In bitches, estrus suppression, for no more than 24 mo, can be accomplished by administration of mibolerone (an androgen, 30–180 mcg/day, PO, depending on the weight of the bitch). To be effective, treatment must be started at least 30 days before estrus. Estrus is variable but typically develops soon after cessation of treatment; fertility should be normal by the second estrus after treatment. If the bitch has already entered proestrus, the progestagen megestrol acetate (2.2 mg/kg/day, PO, for 8 days) may be used to stop the cycle. Administration must start in the first 3 days of proestrus (vulvar bleeding). The next estrus usually develops 4–6 wk earlier than expected. To delay estrus, treatment with megestrol acetate (0.55 mg/kg/day, PO, for 32 days) is begun in late anestrus (up to a few weeks before estrus is expected). After treatment, estrus is seen in 2–9 mo (typically 5–6 mo), and fertility is not affected.
Neither mibolerone nor megestrol acetate is recommended for use in bitches on their first estrus or in bitches primarily used for breeding. Adverse effects of progestins such as megestrol acetate include cystic endometrial hyperplasia and pyometra; longterm treatment may result in obesity, diabetes mellitus, and neoplasia of the uterus and mammary glands. Mibolerone may cause skin, vaginal, and clitoral changes.
Clinical use of deslorelin for estrus suppression is under investigation. Extended-release implants of deslorelin can suppress estrus for >1 yr in bitches without apparent adverse effects and with full return to fertility.
Estrus induction in bitches remains problematic, and none of the drugs presented below are approved for this use in the USA. Many methods have been proposed, but repeatability is low and fertility of the induced estrus is variable. Estrus induction in the bitch before endometrial involution is complete (135 days after the most recent estrus) can result in reduced fertility. The dopamine agonists cabergoline (5 mcg/kg/day, PO, until 2 days after onset of proestrus), metergoline (0.56–1.2 mg/kg, IM, every third day until proestrus), and bromocryptine (0.3 mg/bitch for 3 days followed by 0.6–2.5 mg per bitch for 3–6 days after onset of proestrus) are reported to induce fertile estrus in most bitches.
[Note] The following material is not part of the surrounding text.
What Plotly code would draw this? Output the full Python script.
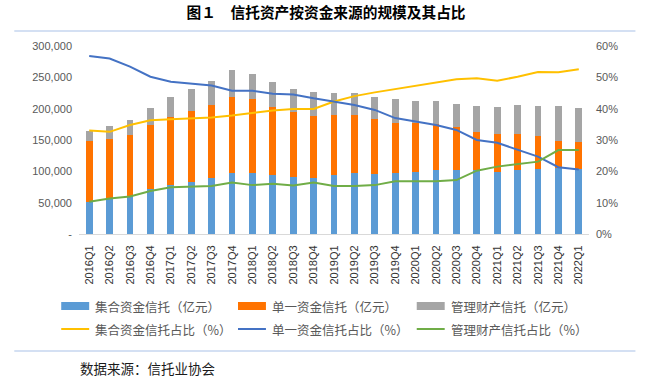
import plotly.graph_objects as go

quarters = ["2016Q1", "2016Q2", "2016Q3", "2016Q4", "2017Q1", "2017Q2", "2017Q3", "2017Q4",
            "2018Q1", "2018Q2", "2018Q3", "2018Q4", "2019Q1", "2019Q2", "2019Q3", "2019Q4",
            "2020Q1", "2020Q2", "2020Q3", "2020Q4", "2021Q1", "2021Q2", "2021Q3", "2021Q4",
            "2022Q1"]

# 亿元
collective = [51600, 56900, 60600, 71800, 78200, 83500, 89900, 97300,
              97300, 93600, 91000, 89900, 93600, 96800, 96300, 97300,
              98900, 102100, 102100, 101600, 98900, 102100, 104300, 105300,
              104300]
single = [96800, 94700, 97900, 102100, 108000, 112200, 116000, 121800,
          117600, 108500, 103100, 98400, 95800, 92600, 87700, 80400,
          77700, 74000, 68600, 60600, 60100, 56900, 51600, 43600,
          42500]
managed = [16500, 20200, 22900, 27700, 32400, 35200, 37700, 42600,
           40400, 39900, 36800, 37800, 35100, 35100, 34100, 38300,
           36200, 35600, 37300, 42600, 43100, 46300, 47800, 55900,
           53700]

# 占比 (%)
collective_pct = [33.0, 32.6, 34.8, 36.3, 36.6, 36.8, 37.2, 37.8,
                  38.7, 39.4, 39.9, 39.9, 42.3, 44.0, 45.2, 46.3,
                  47.3, 48.4, 49.4, 49.7, 48.9, 50.2, 51.7, 51.6,
                  52.6]
single_pct = [56.8, 56.0, 53.4, 50.2, 48.6, 48.1, 47.4, 45.7,
              45.7, 44.8, 44.5, 43.3, 42.2, 41.2, 39.6, 37.0,
              35.9, 34.8, 33.2, 30.0, 29.1, 27.0, 24.7, 21.3,
              20.6]
managed_pct = [10.3, 11.3, 12.0, 13.7, 14.9, 15.0, 15.3, 16.4,
               15.6, 16.0, 15.5, 16.4, 15.3, 15.3, 15.6, 16.8,
               16.8, 16.8, 17.2, 20.2, 21.5, 22.4, 23.1, 26.8,
               26.8]

left_ticks = [0, 50000, 100000, 150000, 200000, 250000, 300000]
left_ticktext = ["-", "50,000", "100,000", "150,000", "200,000", "250,000", "300,000"]

title_text = "图１\u3000信托资产按资金来源的规模及其占比"
source_text = "数据来源：信托业协会"

bar_names = ["集合资金信托（亿元）", "单一资金信托（亿元）", "管理财产信托（亿元）"]
line_names = ["集合资金信托占比（%）", "单一资金信托占比（%）", "管理财产信托占比（%）"]

C_BLUE = "#5B9BD5"
C_ORANGE = "#FF7300"
C_GRAY = "#A5A5A5"
C_YELLOW = "#FFC000"
C_LBLUE = "#4472C4"
C_GREEN = "#70AD47"

W, H = 651, 380
L, R = 78.8, 589.5
T, B = 46, 234


def px2x(px):
    return (px - L) / (R - L)


def px2y(py):
    return (B - py) / (B - T)


fig = go.Figure()
for name, vals, col in zip(bar_names, [collective, single, managed], [C_BLUE, C_ORANGE, C_GRAY]):
    fig.add_trace(go.Bar(x=quarters, y=vals, name=name, marker=dict(color=col, line=dict(width=0)),
                         showlegend=False))

for name, vals, col in zip(line_names, [collective_pct, single_pct, managed_pct], [C_YELLOW, C_LBLUE, C_GREEN]):
    fig.add_trace(go.Scatter(x=quarters, y=[v / 100 for v in vals], name=name, mode="lines",
                             line=dict(color=col, width=2), yaxis="y2", showlegend=False))

tick_font = dict(family="Liberation Sans, Arial, sans-serif", size=11, color="#595959")

fig.update_layout(
    width=W, height=H,
    paper_bgcolor="white", plot_bgcolor="white",
    margin=dict(l=L, r=W - R, t=T, b=H - B, pad=0),
    barmode="stack", bargap=0.66,
    showlegend=False,
    title=dict(text=title_text, x=326 / W, y=1 - 13 / H, xanchor="center", yanchor="middle",
               font=dict(family="Noto Sans CJK SC", size=14.7, color="#000000", weight="bold")),
    xaxis=dict(type="category", tickangle=-90, showgrid=False, showline=True, linecolor="#D9D9D9",
               linewidth=1, ticks="", ticklabelstandoff=6,
               tickfont=dict(family="Liberation Sans, Arial, sans-serif", size=11, color="#333333")),
    yaxis=dict(range=[0, 300000], tickvals=left_ticks, ticktext=left_ticktext, showgrid=False,
               zeroline=False, showline=False, ticks="", ticklabelstandoff=6, tickfont=tick_font),
    yaxis2=dict(range=[0, 0.6], overlaying="y", side="right", tickformat=".0%", dtick=0.1,
                showgrid=False, zeroline=False, showline=False, ticks="", ticklabelstandoff=6,
                tickfont=tick_font),
)

# separator lines
for py in (31, 351):
    fig.add_shape(type="line", xref="paper", yref="paper", x0=px2x(14), x1=px2x(636),
                  y0=px2y(py), y1=px2y(py), line=dict(color="#C6D6EF", width=1.5))

# manual legend
col_x = [61, 238, 417]
row_y = [306, 329]
leg_font = dict(family="Noto Sans CJK SC", size=12.5, color="#595959")
for i, (name, col) in enumerate(zip(bar_names, [C_BLUE, C_ORANGE, C_GRAY])):
    x0 = col_x[i]
    fig.add_shape(type="rect", xref="paper", yref="paper", x0=px2x(x0), x1=px2x(x0 + 28),
                  y0=px2y(row_y[0] + 4), y1=px2y(row_y[0] - 4), fillcolor=col, line=dict(width=0))
    fig.add_annotation(text=name, xref="paper", yref="paper", x=px2x(x0 + 32), y=px2y(row_y[0]),
                       xanchor="left", yanchor="middle", showarrow=False, font=leg_font)
for i, (name, col) in enumerate(zip(line_names, [C_YELLOW, C_LBLUE, C_GREEN])):
    x0 = col_x[i]
    fig.add_shape(type="line", xref="paper", yref="paper", x0=px2x(x0), x1=px2x(x0 + 28),
                  y0=px2y(row_y[1]), y1=px2y(row_y[1]), line=dict(color=col, width=2))
    fig.add_annotation(text=name, xref="paper", yref="paper", x=px2x(x0 + 32), y=px2y(row_y[1]),
                       xanchor="left", yanchor="middle", showarrow=False, font=leg_font)

fig.add_annotation(text=source_text, xref="paper", yref="paper", x=px2x(78), y=px2y(368),
                   xanchor="left", yanchor="middle", showarrow=False,
                   font=dict(family="Noto Sans CJK SC", size=13.5, color="#1a1a1a"))

fig.write_html("out.html", config={"displayModeBar": False},
               post_script="document.body.style.margin='0';document.body.style.overflow='hidden';")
Average length of treatment was 16–19 days. Two notable adverse effects of dopamine agonist treatment in the bitch are vomiting and coat color changes.
Use of deslorelin implants may also be effective for induction of estrus but has been associated with low progesterone values during diestrus and, subsequently, prolonged estrus suppression. Removal of the implant 10 days after insertion may overcome this problem. Induction of estrus with GnRH analogues continues to be investigated. Synchronous estrus using whole (2.1 mg) or half (1.05 mg) deslorelin implants after termination of diestrus with PGF2α has been reported. The PGF2α protocol started with a low dosage (50 mcg/kg, SC, bid) on the first day, followed by a moderate dosage (100 mcg/kg, SC, bid) on the second day, and then a full dosage (250 mcg/kg, SC, bid) for 5 days. Encouraging results have also been reported using a single 1.5-mg IM injection of a sustained-release formulation of deslorelin marketed for use in mares.
The most widely studied gonadotropin for estrus induction in canids is equine chorionic gonadotropin (eCG), which is available in the USA only in a porcine product that contains a combination of 80 IU eCG and 40 IU hCG/mL. A single 5-mL injection of this product was highly effective for inducing proestrus in 89.5% of treated bitches, but ovulation rate was poor. However, whelping rates of 50%–84% have also been reported when eCG and hCG were used to induce estrus in bitches.